* EXERCISE AIM: Omit all images. Transcribe the rest of the material below exactly.
************
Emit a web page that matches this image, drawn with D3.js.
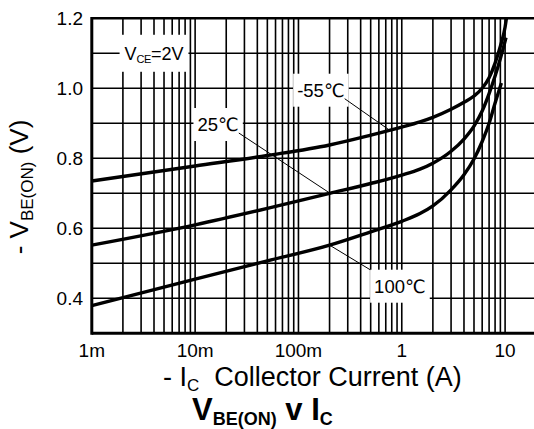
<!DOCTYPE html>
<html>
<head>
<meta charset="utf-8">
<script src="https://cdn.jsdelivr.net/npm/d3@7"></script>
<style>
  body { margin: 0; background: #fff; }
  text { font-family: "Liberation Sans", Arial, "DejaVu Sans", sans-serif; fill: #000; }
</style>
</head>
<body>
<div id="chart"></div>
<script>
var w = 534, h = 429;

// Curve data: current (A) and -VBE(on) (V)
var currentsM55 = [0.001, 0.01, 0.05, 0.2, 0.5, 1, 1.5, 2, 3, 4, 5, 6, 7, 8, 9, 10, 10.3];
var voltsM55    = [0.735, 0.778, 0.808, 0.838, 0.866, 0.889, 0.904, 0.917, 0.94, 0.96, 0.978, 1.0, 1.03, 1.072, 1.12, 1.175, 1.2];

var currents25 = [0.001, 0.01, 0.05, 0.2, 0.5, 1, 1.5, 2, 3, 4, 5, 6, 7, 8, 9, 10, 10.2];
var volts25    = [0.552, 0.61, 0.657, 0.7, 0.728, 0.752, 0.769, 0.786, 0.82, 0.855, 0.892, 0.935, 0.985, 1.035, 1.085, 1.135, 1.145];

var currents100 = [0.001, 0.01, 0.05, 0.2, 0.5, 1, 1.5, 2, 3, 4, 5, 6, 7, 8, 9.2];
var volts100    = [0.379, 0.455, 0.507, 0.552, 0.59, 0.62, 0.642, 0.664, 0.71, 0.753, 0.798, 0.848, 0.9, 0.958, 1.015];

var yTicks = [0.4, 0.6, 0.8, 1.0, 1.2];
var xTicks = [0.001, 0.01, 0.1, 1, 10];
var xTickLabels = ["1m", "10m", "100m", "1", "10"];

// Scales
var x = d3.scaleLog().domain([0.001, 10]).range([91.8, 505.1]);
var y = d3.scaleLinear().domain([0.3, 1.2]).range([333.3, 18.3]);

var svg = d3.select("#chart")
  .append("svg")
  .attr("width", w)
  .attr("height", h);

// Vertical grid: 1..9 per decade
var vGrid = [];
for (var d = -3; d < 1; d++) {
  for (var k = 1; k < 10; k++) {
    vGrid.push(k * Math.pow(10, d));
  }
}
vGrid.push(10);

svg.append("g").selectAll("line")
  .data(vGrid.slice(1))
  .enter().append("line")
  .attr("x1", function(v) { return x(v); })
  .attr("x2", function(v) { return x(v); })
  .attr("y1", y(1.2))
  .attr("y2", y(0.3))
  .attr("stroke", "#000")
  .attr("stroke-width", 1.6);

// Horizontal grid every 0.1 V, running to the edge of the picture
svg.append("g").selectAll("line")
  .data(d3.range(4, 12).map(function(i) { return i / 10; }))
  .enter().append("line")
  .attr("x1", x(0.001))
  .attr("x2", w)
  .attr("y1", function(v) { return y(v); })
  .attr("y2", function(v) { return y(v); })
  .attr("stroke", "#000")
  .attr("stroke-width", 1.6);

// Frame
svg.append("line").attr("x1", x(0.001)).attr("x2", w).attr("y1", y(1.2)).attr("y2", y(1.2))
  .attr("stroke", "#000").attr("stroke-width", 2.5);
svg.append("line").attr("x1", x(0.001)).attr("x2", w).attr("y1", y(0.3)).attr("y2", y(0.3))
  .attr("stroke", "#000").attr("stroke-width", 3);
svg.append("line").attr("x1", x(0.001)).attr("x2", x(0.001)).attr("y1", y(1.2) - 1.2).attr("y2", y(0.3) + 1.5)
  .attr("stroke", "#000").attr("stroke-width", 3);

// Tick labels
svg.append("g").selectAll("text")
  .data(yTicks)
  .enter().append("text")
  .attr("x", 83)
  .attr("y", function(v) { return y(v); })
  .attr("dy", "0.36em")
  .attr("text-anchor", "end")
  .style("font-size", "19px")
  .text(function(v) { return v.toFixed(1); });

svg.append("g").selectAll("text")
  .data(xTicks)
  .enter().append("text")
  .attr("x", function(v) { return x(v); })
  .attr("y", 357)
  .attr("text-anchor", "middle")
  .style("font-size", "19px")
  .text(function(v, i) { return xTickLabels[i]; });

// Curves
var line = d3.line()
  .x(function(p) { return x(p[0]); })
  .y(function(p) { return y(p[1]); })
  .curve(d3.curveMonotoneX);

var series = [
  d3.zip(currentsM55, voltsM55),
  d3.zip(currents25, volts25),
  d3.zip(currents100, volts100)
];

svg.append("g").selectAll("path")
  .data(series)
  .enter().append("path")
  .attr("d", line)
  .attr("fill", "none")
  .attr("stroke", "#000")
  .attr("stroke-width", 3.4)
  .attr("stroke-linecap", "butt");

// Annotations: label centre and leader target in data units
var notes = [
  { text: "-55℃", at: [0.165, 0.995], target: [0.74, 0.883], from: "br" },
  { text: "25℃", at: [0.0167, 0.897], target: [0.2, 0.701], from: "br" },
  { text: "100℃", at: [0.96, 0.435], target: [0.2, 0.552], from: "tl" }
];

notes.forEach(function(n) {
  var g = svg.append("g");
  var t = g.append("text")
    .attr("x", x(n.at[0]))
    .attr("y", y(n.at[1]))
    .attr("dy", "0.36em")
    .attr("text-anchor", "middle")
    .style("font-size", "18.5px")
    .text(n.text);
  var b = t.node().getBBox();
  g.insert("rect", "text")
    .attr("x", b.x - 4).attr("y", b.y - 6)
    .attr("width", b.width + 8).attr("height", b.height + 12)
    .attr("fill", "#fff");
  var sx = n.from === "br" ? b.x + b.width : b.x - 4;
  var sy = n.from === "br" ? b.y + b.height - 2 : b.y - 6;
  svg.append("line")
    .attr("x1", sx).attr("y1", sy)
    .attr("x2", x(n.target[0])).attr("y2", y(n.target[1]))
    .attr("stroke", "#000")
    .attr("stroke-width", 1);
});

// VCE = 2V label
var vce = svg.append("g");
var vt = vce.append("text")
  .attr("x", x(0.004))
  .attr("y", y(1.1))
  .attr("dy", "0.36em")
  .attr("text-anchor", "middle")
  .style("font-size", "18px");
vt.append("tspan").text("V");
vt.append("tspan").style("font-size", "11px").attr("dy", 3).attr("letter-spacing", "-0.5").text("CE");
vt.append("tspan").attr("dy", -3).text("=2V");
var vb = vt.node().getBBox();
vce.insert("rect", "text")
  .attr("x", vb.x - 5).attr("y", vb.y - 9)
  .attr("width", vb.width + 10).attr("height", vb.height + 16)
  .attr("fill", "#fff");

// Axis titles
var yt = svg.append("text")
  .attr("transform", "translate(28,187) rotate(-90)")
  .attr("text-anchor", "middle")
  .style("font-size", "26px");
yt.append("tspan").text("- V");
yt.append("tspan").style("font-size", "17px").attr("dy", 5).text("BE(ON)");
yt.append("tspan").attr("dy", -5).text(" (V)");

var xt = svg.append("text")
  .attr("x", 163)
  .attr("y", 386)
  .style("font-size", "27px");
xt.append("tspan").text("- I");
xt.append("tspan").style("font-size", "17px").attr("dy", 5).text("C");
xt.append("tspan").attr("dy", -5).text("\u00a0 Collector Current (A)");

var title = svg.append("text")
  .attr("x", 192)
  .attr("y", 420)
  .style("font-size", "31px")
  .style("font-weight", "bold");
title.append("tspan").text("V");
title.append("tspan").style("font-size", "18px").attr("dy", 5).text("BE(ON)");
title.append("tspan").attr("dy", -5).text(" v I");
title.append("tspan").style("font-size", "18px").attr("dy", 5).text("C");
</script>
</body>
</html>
************
* REPLY TO THE EXERCISE:
Emit a web page that matches this image, drawn with D3.js.
<!DOCTYPE html>
<html>
<head>
<meta charset="utf-8">
<script src="https://cdn.jsdelivr.net/npm/d3@7"></script>
<style>
  body { margin: 0; background: #fff; }
  text { font-family: "Liberation Sans", Arial, "DejaVu Sans", sans-serif; fill: #000; }
</style>
</head>
<body>
<div id="chart"></div>
<script>
var w = 534, h = 429;

// Curve data: current (A) and -VBE(on) (V)
var currentsM55 = [0.001, 0.01, 0.05, 0.2, 0.5, 1, 1.5, 2, 3, 4, 5, 6, 7, 8, 9, 10, 10.3];
var voltsM55    = [0.735, 0.778, 0.808, 0.838, 0.866, 0.889, 0.904, 0.917, 0.94, 0.96, 0.978, 1.0, 1.03, 1.072, 1.12, 1.175, 1.2];

var currents25 = [0.001, 0.01, 0.05, 0.2, 0.5, 1, 1.5, 2, 3, 4, 5, 6, 7, 8, 9, 10, 10.2];
var volts25    = [0.552, 0.61, 0.657, 0.7, 0.728, 0.752, 0.769, 0.786, 0.82, 0.855, 0.892, 0.935, 0.985, 1.035, 1.085, 1.135, 1.145];

var currents100 = [0.001, 0.01, 0.05, 0.2, 0.5, 1, 1.5, 2, 3, 4, 5, 6, 7, 8, 9.2];
var volts100    = [0.379, 0.455, 0.507, 0.552, 0.59, 0.62, 0.642, 0.664, 0.71, 0.753, 0.798, 0.848, 0.9, 0.958, 1.015];

var yTicks = [0.4, 0.6, 0.8, 1.0, 1.2];
var xTicks = [0.001, 0.01, 0.1, 1, 10];
var xTickLabels = ["1m", "10m", "100m", "1", "10"];

// Scales
var x = d3.scaleLog().domain([0.001, 10]).range([91.8, 505.1]);
var y = d3.scaleLinear().domain([0.3, 1.2]).range([333.3, 18.3]);

var svg = d3.select("#chart")
  .append("svg")
  .attr("width", w)
  .attr("height", h);

// Vertical grid: 1..9 per decade
var vGrid = [];
for (var d = -3; d < 1; d++) {
  for (var k = 1; k < 10; k++) {
    vGrid.push(k * Math.pow(10, d));
  }
}
vGrid.push(10);

svg.append("g").selectAll("line")
  .data(vGrid.slice(1))
  .enter().append("line")
  .attr("x1", function(v) { return x(v); })
  .attr("x2", function(v) { return x(v); })
  .attr("y1", y(1.2))
  .attr("y2", y(0.3))
  .attr("stroke", "#000")
  .attr("stroke-width", 1.6);

// Horizontal grid every 0.1 V, running to the edge of the picture
svg.append("g").selectAll("line")
  .data(d3.range(4, 12).map(function(i) { return i / 10; }))
  .enter().append("line")
  .attr("x1", x(0.001))
  .attr("x2", w)
  .attr("y1", function(v) { return y(v); })
  .attr("y2", function(v) { return y(v); })
  .attr("stroke", "#000")
  .attr("stroke-width", 1.6);

// Frame
svg.append("line").attr("x1", x(0.001)).attr("x2", w).attr("y1", y(1.2)).attr("y2", y(1.2))
  .attr("stroke", "#000").attr("stroke-width", 2.5);
svg.append("line").attr("x1", x(0.001)).attr("x2", w).attr("y1", y(0.3)).attr("y2", y(0.3))
  .attr("stroke", "#000").attr("stroke-width", 3);
svg.append("line").attr("x1", x(0.001)).attr("x2", x(0.001)).attr("y1", y(1.2) - 1.2).attr("y2", y(0.3) + 1.5)
  .attr("stroke", "#000").attr("stroke-width", 3);

// Tick labels
svg.append("g").selectAll("text")
  .data(yTicks)
  .enter().append("text")
  .attr("x", 83)
  .attr("y", function(v) { return y(v); })
  .attr("dy", "0.36em")
  .attr("text-anchor", "end")
  .style("font-size", "19px")
  .text(function(v) { return v.toFixed(1); });

svg.append("g").selectAll("text")
  .data(xTicks)
  .enter().append("text")
  .attr("x", function(v) { return x(v); })
  .attr("y", 357)
  .attr("text-anchor", "middle")
  .style("font-size", "19px")
  .text(function(v, i) { return xTickLabels[i]; });

// Curves
var line = d3.line()
  .x(function(p) { return x(p[0]); })
  .y(function(p) { return y(p[1]); })
  .curve(d3.curveMonotoneX);

var series = [
  d3.zip(currentsM55, voltsM55),
  d3.zip(currents25, volts25),
  d3.zip(currents100, volts100)
];

svg.append("g").selectAll("path")
  .data(series)
  .enter().append("path")
  .attr("d", line)
  .attr("fill", "none")
  .attr("stroke", "#000")
  .attr("stroke-width", 3.4)
  .attr("stroke-linecap", "butt");

// Annotations: label centre and leader target in data units
var notes = [
  { text: "-55℃", at: [0.165, 0.995], target: [0.74, 0.883], from: "br" },
  { text: "25℃", at: [0.0167, 0.897], target: [0.2, 0.701], from: "br" },
  { text: "100℃", at: [0.96, 0.435], target: [0.2, 0.552], from: "tl" }
];

notes.forEach(function(n) {
  var g = svg.append("g");
  var t = g.append("text")
    .attr("x", x(n.at[0]))
    .attr("y", y(n.at[1]))
    .attr("dy", "0.36em")
    .attr("text-anchor", "middle")
    .style("font-size", "18.5px")
    .text(n.text);
  var b = t.node().getBBox();
  g.insert("rect", "text")
    .attr("x", b.x - 4).attr("y", b.y - 6)
    .attr("width", b.width + 8).attr("height", b.height + 12)
    .attr("fill", "#fff");
  var sx = n.from === "br" ? b.x + b.width : b.x - 4;
  var sy = n.from === "br" ? b.y + b.height - 2 : b.y - 6;
  svg.append("line")
    .attr("x1", sx).attr("y1", sy)
    .attr("x2", x(n.target[0])).attr("y2", y(n.target[1]))
    .attr("stroke", "#000")
    .attr("stroke-width", 1);
});

// VCE = 2V label
var vce = svg.append("g");
var vt = vce.append("text")
  .attr("x", x(0.004))
  .attr("y", y(1.1))
  .attr("dy", "0.36em")
  .attr("text-anchor", "middle")
  .style("font-size", "18px");
vt.append("tspan").text("V");
vt.append("tspan").style("font-size", "11px").attr("dy", 3).attr("letter-spacing", "-0.5").text("CE");
vt.append("tspan").attr("dy", -3).text("=2V");
var vb = vt.node().getBBox();
vce.insert("rect", "text")
  .attr("x", vb.x - 5).attr("y", vb.y - 9)
  .attr("width", vb.width + 10).attr("height", vb.height + 16)
  .attr("fill", "#fff");

// Axis titles
var yt = svg.append("text")
  .attr("transform", "translate(28,187) rotate(-90)")
  .attr("text-anchor", "middle")
  .style("font-size", "26px");
yt.append("tspan").text("- V");
yt.append("tspan").style("font-size", "17px").attr("dy", 5).text("BE(ON)");
yt.append("tspan").attr("dy", -5).text(" (V)");

var xt = svg.append("text")
  .attr("x", 163)
  .attr("y", 386)
  .style("font-size", "27px");
xt.append("tspan").text("- I");
xt.append("tspan").style("font-size", "17px").attr("dy", 5).text("C");
xt.append("tspan").attr("dy", -5).text("\u00a0 Collector Current (A)");

var title = svg.append("text")
  .attr("x", 192)
  .attr("y", 420)
  .style("font-size", "31px")
  .style("font-weight", "bold");
title.append("tspan").text("V");
title.append("tspan").style("font-size", "18px").attr("dy", 5).text("BE(ON)");
title.append("tspan").attr("dy", -5).text(" v I");
title.append("tspan").style("font-size", "18px").attr("dy", 5).text("C");
</script>
</body>
</html>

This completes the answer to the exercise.